The real estate expert also warned against a surge in scamming opportunities after natural disasters, claiming “it happens after every storm.”
“We have roofers who were not licensed… besides these unlicensed activity, you have adjusters out there giving people a lot of hope that they’re going to make all sorts of money in return,” Lichtenstein said. “Slow everything down, and go to people who have been in business a long time, talk to your lawyer, talk to local people in government who’ve been around a long time, or like somebody who’s a real estate agent who’s been around a long time to make sure that everything that you’re doing is legitimate.”
In a late 2022 special session, Florida legislature eliminated one-way attorney fees for property insurance claims in an attempt to wring out hundreds of thousands of fraudulent claims from the state’s legal system. The CEO warned it could take up to 18 months before insurance rates go down, and companies explore reinsuring Floridian policyholders.
“These are these frivolous lawsuits that were going on. And Florida is a very litigious state, so you’ve just attracted all sorts of legal costs that were not necessary. And those are going to dissipate. But again, there’s a lag period of time that’s going to take a year and a half or so,” Lichtenstein explained.
“Once the lawsuits dissipate and capitalism comes back into and insurance companies can make money here like any other business,” he added, “they’ll come back and play. And that will end up lowering insurance costs in the long run.”
Insurance costs have also skyrocketed in recent years due to an influx of new residents. Florida Chief Financial Officer Jimmy Patronis previously told Fox News Digital that just under 1,000 people move to the state every day.
“It is impacting people because people came in here thinking their carry costs was going to be at one number, and it’s ended up being some more,” Lichtenstein said. “I had one case a couple of weeks ago where somebody lost their insurance and they were moving out, and they ended up taking a little bit lower price to move it. Another person who moved here three years ago, and between taxes and insurance, the carry cost is more.”
“And so you have people sometimes thinking about moving to different counties,” he continued. “So we’re in Palm Beach County, there’s a lot of movement right now to Saint Lucie County because everything’s a little bit cheaper over there.”
The property insurance volatility has changed the reputation of the otherwise business and tax-friendly state, the broker argued.
“It has not been a business-friendly state to the insurance market, which is why they’ve left. It’s just capitalism doing its thing,” Lichtenstein said. “But because of the changes in the law that took place in the spring, I think that in about 18 months or 24 months or so, you’ll see insurance companies come back into play… then over this long period of time, with better building codes in place where single-family homes are in much better shape, I think Florida will see the insurance costs go down.”
Natural improvements and advancements in infrastructure combined with the right policy could bring some relief to policyholders in the near future.
“It’s lawmakers and citizens, it’s not the insurance companies,” the CEO said. “The insurance companies are going to go where they can make money.

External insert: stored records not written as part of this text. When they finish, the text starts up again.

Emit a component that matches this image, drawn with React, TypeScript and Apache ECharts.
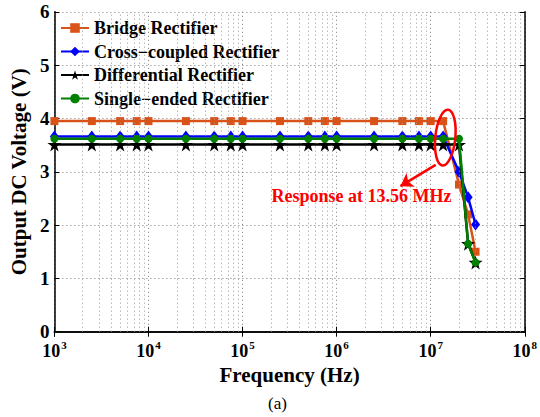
import React, { useEffect, useRef } from "react";
import * as echarts from "echarts";

const frequencies = [1e3, 2.5e3, 5e3, 7.5e3, 1e4, 2.5e4, 5e4, 7.5e4, 1e5, 2.5e5, 5e5, 7.5e5, 1e6, 2.5e6, 5e6, 7.5e6, 1e7, 1.356e7, 2e7, 2.5e7, 3e7];
const bridge = [3.95, 3.95, 3.95, 3.95, 3.95, 3.95, 3.95, 3.95, 3.95, 3.95, 3.95, 3.95, 3.95, 3.95, 3.95, 3.95, 3.95, 3.95, 2.76, 2.2, 1.5];
const crossCoupled = [3.66, 3.66, 3.66, 3.66, 3.66, 3.66, 3.66, 3.66, 3.66, 3.66, 3.66, 3.66, 3.66, 3.66, 3.66, 3.66, 3.66, 3.66, 3.0, 2.52, 2.01];
const differential = [3.51, 3.51, 3.51, 3.51, 3.51, 3.51, 3.51, 3.51, 3.51, 3.51, 3.51, 3.51, 3.51, 3.51, 3.51, 3.51, 3.51, 3.51, 3.51, 1.65, 1.3];
const singleEnded = [3.62, 3.62, 3.62, 3.62, 3.62, 3.62, 3.62, 3.62, 3.62, 3.62, 3.62, 3.62, 3.62, 3.62, 3.62, 3.62, 3.62, 3.62, 3.62, 1.65, 1.3];

const seriesNames = ["Bridge Rectifier", "Cross\u2212coupled Rectifier", "Differential Rectifier", "Single\u2212ended Rectifier"];
const minorGrid = [
  2e3, 3e3, 4e3, 5e3, 6e3, 7e3, 8e3, 9e3,
  2e4, 3e4, 4e4, 5e4, 6e4, 7e4, 8e4, 9e4,
  2e5, 3e5, 4e5, 5e5, 6e5, 7e5, 8e5, 9e5,
  2e6, 3e6, 4e6, 5e6, 6e6, 7e6, 8e6, 9e6,
  2e7, 3e7, 4e7, 5e7, 6e7, 7e7, 8e7, 9e7,
];

const FONT = "Liberation Serif";
const STAR = "path://M50,0 L61,35 L98,35 L68,57 L79,91 L50,70 L21,91 L32,57 L2,35 L39,35 Z";

const gridLine = { color: "#777", type: [1, 3] as number[], width: 1 };

export default function App() {
  const ref = useRef<HTMLDivElement>(null);
  useEffect(() => {
    if (!ref.current) return;
    const chart = echarts.init(ref.current, undefined, { renderer: "svg" });
    const mk = (vals: number[]) => frequencies.map((f, i) => [f, vals[i]]);
    const option: any = {
      animation: false,
      backgroundColor: "#fff",
      grid: { left: 45, right: 12.3, top: 11.8, bottom: 85.3 },
      legend: {
        orient: "vertical",
        left: 60,
        top: 19,
        padding: 0,
        itemWidth: 28,
        itemHeight: 12,
        itemGap: 5.5,
        data: seriesNames,
        textStyle: { fontFamily: FONT, fontWeight: "bold", fontSize: 18, color: "#000", lineHeight: 18 },
      },
      xAxis: [
        {
          type: "log",
          logBase: 10,
          min: 1e3,
          max: 1e8,
          name: "Frequency (Hz)",
          nameLocation: "middle",
          nameGap: 23,
          nameTextStyle: { fontFamily: FONT, fontWeight: "bold", fontSize: 21, color: "#000" },
          axisLine: { show: true, lineStyle: { color: "#000", width: 1.5 } },
          axisTick: { show: true, inside: true, length: 5, lineStyle: { color: "#000" } },
          splitLine: { show: true, lineStyle: gridLine },
          axisLabel: {
            margin: 8,
            formatter: (v: number) => `{b|10}{s|${Math.round(Math.log10(v))}}`,
            rich: {
              b: { fontFamily: FONT, fontWeight: "bold", fontSize: 18, color: "#000", lineHeight: 20, verticalAlign: "bottom" },
              s: { fontFamily: FONT, fontWeight: "bold", fontSize: 11, color: "#000", lineHeight: 20, verticalAlign: "top", padding: [0, 0, 0, 1] },
            },
          },
        },
        {
          type: "log",
          logBase: 10,
          min: 1e3,
          max: 1e8,
          position: "top",
          axisLine: { show: true, lineStyle: { color: "#000", width: 1.5 } },
          axisTick: { show: true, inside: true, length: 5, lineStyle: { color: "#000" } },
          axisLabel: { show: false },
          splitLine: { show: false },
        },
      ],
      yAxis: [
        {
          type: "value",
          min: 0,
          max: 6,
          interval: 1,
          name: "Output DC Voltage (V)",
          nameLocation: "middle",
          nameGap: 21,
          nameTextStyle: { fontFamily: FONT, fontWeight: "bold", fontSize: 21, color: "#000" },
          axisLine: { show: true, lineStyle: { color: "#000", width: 1.5 } },
          axisTick: { show: true, inside: true, length: 5, lineStyle: { color: "#000" } },
          splitLine: { show: true, lineStyle: gridLine },
          axisLabel: { fontFamily: FONT, fontWeight: "bold", fontSize: 19, color: "#000", margin: 5 },
        },
        {
          type: "value",
          min: 0,
          max: 6,
          interval: 1,
          position: "right",
          axisLine: { show: true, lineStyle: { color: "#000", width: 1.5 } },
          axisTick: { show: true, inside: true, length: 5, lineStyle: { color: "#000" } },
          axisLabel: { show: false },
          splitLine: { show: false },
        },
      ],
      series: [
        {
          type: "line",
          name: "__grid",
          data: [],
          z: 1,
          silent: true,
          markLine: {
            silent: true,
            symbol: ["none", "none"],
            label: { show: false },
            lineStyle: { color: "#999", type: [1, 3], width: 1 },
            data: minorGrid.map((v) => ({ xAxis: v })),
          },
        },
        {
          type: "line",
          name: seriesNames[0],
          data: mk(bridge),
          symbol: "rect",
          symbolSize: 8,
          color: "#D95319",
          lineStyle: { width: 2.5 },
          z: 3,
        },
        {
          type: "line",
          name: seriesNames[1],
          data: mk(crossCoupled),
          symbol: "diamond",
          symbolSize: [9, 12],
          color: "#0000FF",
          lineStyle: { width: 2.5 },
          z: 4,
        },
        {
          type: "line",
          name: seriesNames[2],
          data: mk(differential),
          symbol: STAR,
          symbolSize: 14,
          color: "#000000",
          lineStyle: { width: 2.5 },
          z: 5,
        },
        {
          type: "line",
          name: seriesNames[3],
          data: mk(singleEnded),
          symbol: "circle",
          symbolSize: 8,
          color: "#008000",
          lineStyle: { width: 2.5 },
          z: 6,
          markLine: {
            silent: true,
            symbol: ["none", "arrow"],
            symbolSize: 12,
            label: { show: false },
            lineStyle: { color: "#FF0000", type: "solid", width: 2.5 },
            data: [[{ coord: [1.13e7, 3.13] }, { coord: [4.77e6, 2.73] }]],
          },
        },
      ],
    };
    chart.setOption(option);

    const c = chart.convertToPixel({ xAxisIndex: 0, yAxisIndex: 0 }, [1.43e7, 3.64]) as number[];
    const t = chart.convertToPixel({ xAxisIndex: 0, yAxisIndex: 0 }, [1.84e6, 2.55]) as number[];
    chart.setOption({
      graphic: [
        {
          type: "ellipse",
          x: c[0],
          y: c[1],
          rotation: -0.1,
          shape: { cx: 0, cy: 0, rx: 10, ry: 28 },
          style: { fill: "none", stroke: "#FF0000", lineWidth: 2.5 },
          z: 100,
        },
        {
          type: "text",
          x: t[0],
          y: t[1],
          style: {
            text: "Response at 13.56 MHz",
            fill: "#FF0000",
            font: `bold 18px ${FONT}`,
            textAlign: "center",
            textVerticalAlign: "middle",
          },
          z: 100,
        },
        {
          type: "text",
          left: 268,
          top: 395,
          style: { text: "(a)", fill: "#000", font: `17px ${FONT}` },
        },
      ],
    });
    return () => chart.dispose();
  }, []);
  return <div ref={ref} style={{ position: "fixed", left: 0, top: 0, width: 540, height: 417 }} />;
}
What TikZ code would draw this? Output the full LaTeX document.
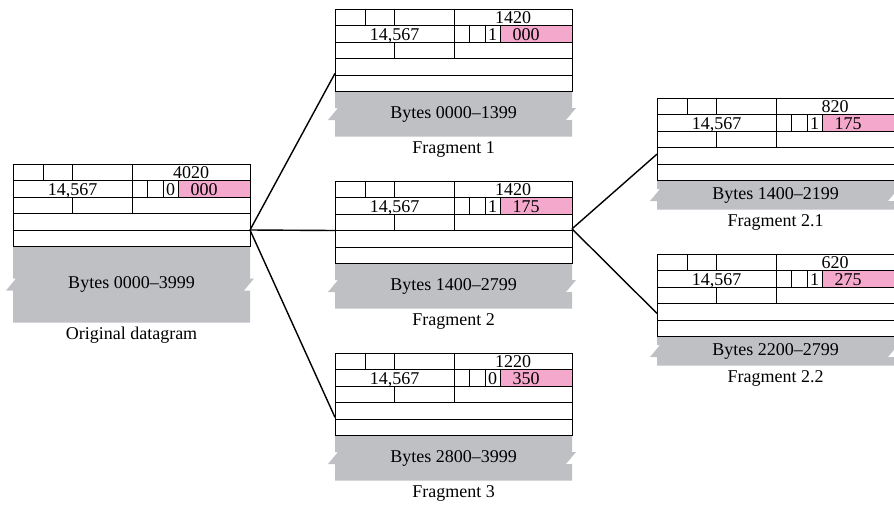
\documentclass[tikz,border=0pt]{standalone}
\usepackage{fontspec}
\setmainfont{Liberation Serif}
\usetikzlibrary{calc}
\definecolor{tornGray}{RGB}{191,192,196}
\definecolor{offPink}{RGB}{244,168,204}

% #1 name, #2/#3 top left, #4 total length, #5 M bit, #6 offset,
% #7 byte range, #8 caption, #9 height of the data part
\newcommand{\dgram}[9]{%
\begin{scope}[shift={(#2,#3)}]
  \fill[offPink] (165,16.5) rectangle (237,33);
  \fill[tornGray] (0,82.5) -- (237,82.5) -- (237,82.5+#9/2-6) -- (241,82.5+#9/2-6)
    -- (231,82.5+#9/2+6) -- (237,82.5+#9/2+6) -- (237,82.5+#9) -- (0,82.5+#9)
    -- (0,82.5+#9/2+6) -- (-7,82.5+#9/2+6) -- (3,82.5+#9/2-6) -- (0,82.5+#9/2-6) -- cycle;
  \node[hdr] (#1) at (0,0) {};
  \draw[cell] (0,16.5) -- (237,16.5) (0,33) -- (237,33) (0,49.5) -- (237,49.5) (0,66) -- (237,66)
    (30,0) -- (30,16.5) (59.5,0) -- (59.5,16.5) (59.5,33) -- (59.5,49.5) (119,0) -- (119,49.5)
    (134,16.5) -- (134,33) (150,16.5) -- (150,33) (165,16.5) -- (165,33);
  \node[fld] at (178,14) {#4};
  \node[fld] at (59.5,31.5) {14,567};
  \node[fld] at (157.5,31.5) {#5};
  \node[fld] at (191,31.5) {#6};
  \node[lbl] at (118.5,82.5+#9/2) {Bytes #7};
  \node[lbl] at (118.5,95+#9) {#8};
\end{scope}}

\begin{document}
\begin{tikzpicture}[
  x=1pt, y=-1pt,
  hdr/.style={draw, line width=1pt, anchor=north west, minimum width=237pt, minimum height=82.5pt, inner sep=0pt, outer sep=0pt},
  cell/.style={line width=1pt},
  fld/.style={anchor=base, inner sep=0pt, font=\fontsize{18}{18}\selectfont},
  lbl/.style={inner sep=0pt, font=\fontsize{18}{18}\selectfont},
  link/.style={line width=1.4pt}
]
\clip (0,0) rectangle (894,504);
\dgram{orig}{13}{164}{4020}{0}{000}{0000--3999}{Original datagram}{76}
\dgram{frag1}{335}{9}{1420}{1}{000}{0000--1399}{Fragment 1}{45}
\dgram{frag2}{335}{181}{1420}{1}{175}{1400--2799}{Fragment 2}{45}
\dgram{frag3}{335}{353}{1220}{0}{350}{2800--3999}{Fragment 3}{45}
\dgram{frag21}{657}{98}{820}{1}{175}{1400--2199}{Fragment 2.1}{29}
\dgram{frag22}{657}{254}{620}{1}{275}{2200--2799}{Fragment 2.2}{29}
% fragmentation links
\draw[link] ($(orig.north east)!0.8!(orig.south east)$) -- ($(frag1.north west)!0.78!(frag1.south west)$);
\draw[link] ($(orig.north east)!0.8!(orig.south east)$) -- ($(frag2.north west)!0.6!(frag2.south west)$);
\draw[link] ($(orig.north east)!0.8!(orig.south east)$) -- ($(frag3.north west)!0.78!(frag3.south west)$);
\draw[link] ($(frag2.north east)!0.58!(frag2.south east)$) -- ($(frag21.north west)!0.68!(frag21.south west)$);
\draw[link] ($(frag2.north east)!0.58!(frag2.south east)$) -- ($(frag22.north west)!0.72!(frag22.south west)$);
\end{tikzpicture}
\end{document}
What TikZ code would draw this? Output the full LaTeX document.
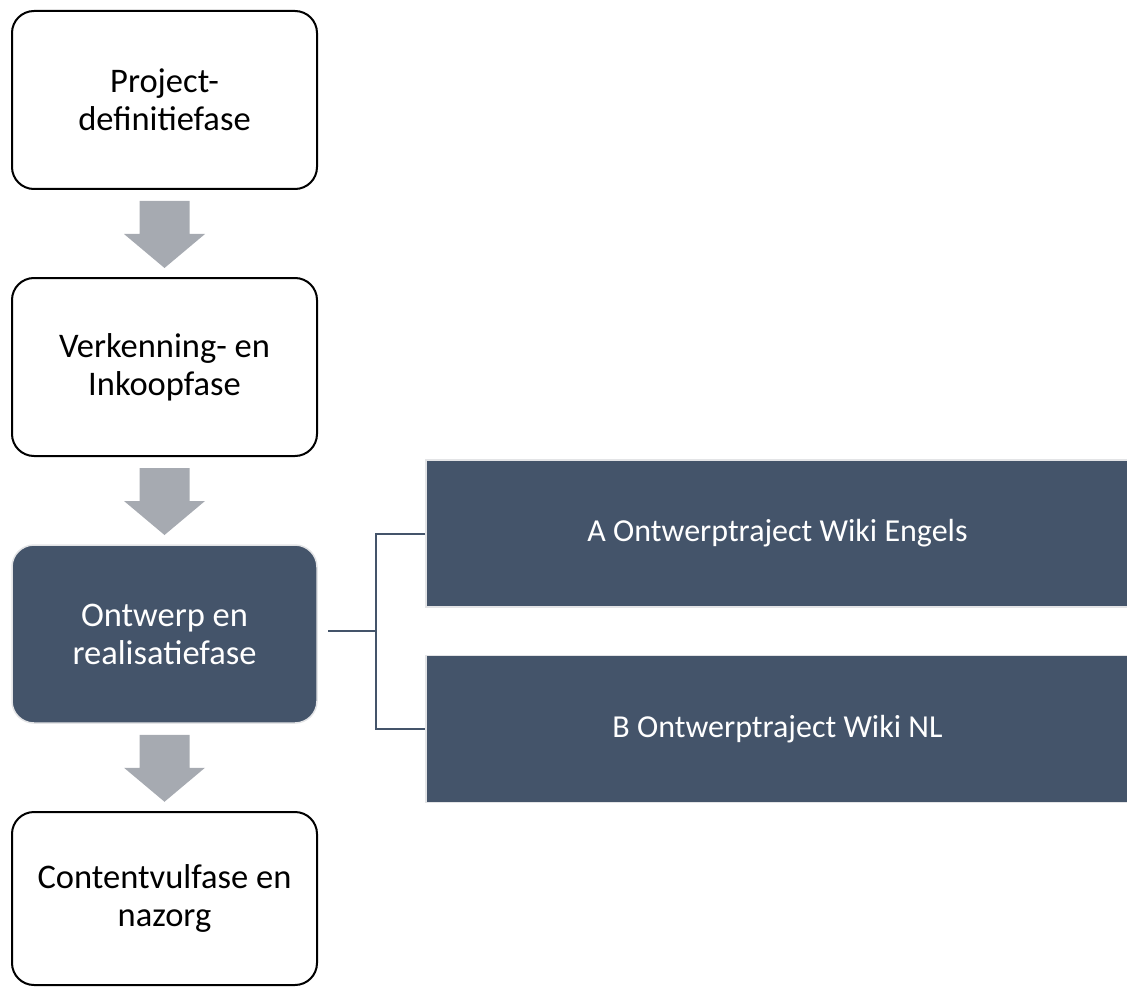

And if they can make a profit, going back to capitalism, then they’re going to they’re going to be in play.”
For now, the real estate broker recommends investing in stable roofing, impact glass windows and generators – “that’s going on across the board,” Lichtenstein said. “And that better protection will make life a lot easier. And it will bring down costs because there won’t be as much damage from a national storm because our infrastructure is better for it.”
He also emphasized that the first step to property recovery lies in humanitarian efforts.
“When you’re in chaos and emotionally, everything is going wrong, it’s just taking care of yourself, taking care of your emotional well-being,” Lichtenstein said. “Last year when Hurricane Ian hit, our group delivered 25,000 peanut butter and jelly sandwiches, which were 450 calories each. So it sounds silly, but it was a meal replacement… in Hawaii, there’s Spam that’s being delivered because that’s a comfort food and a traditional food there.”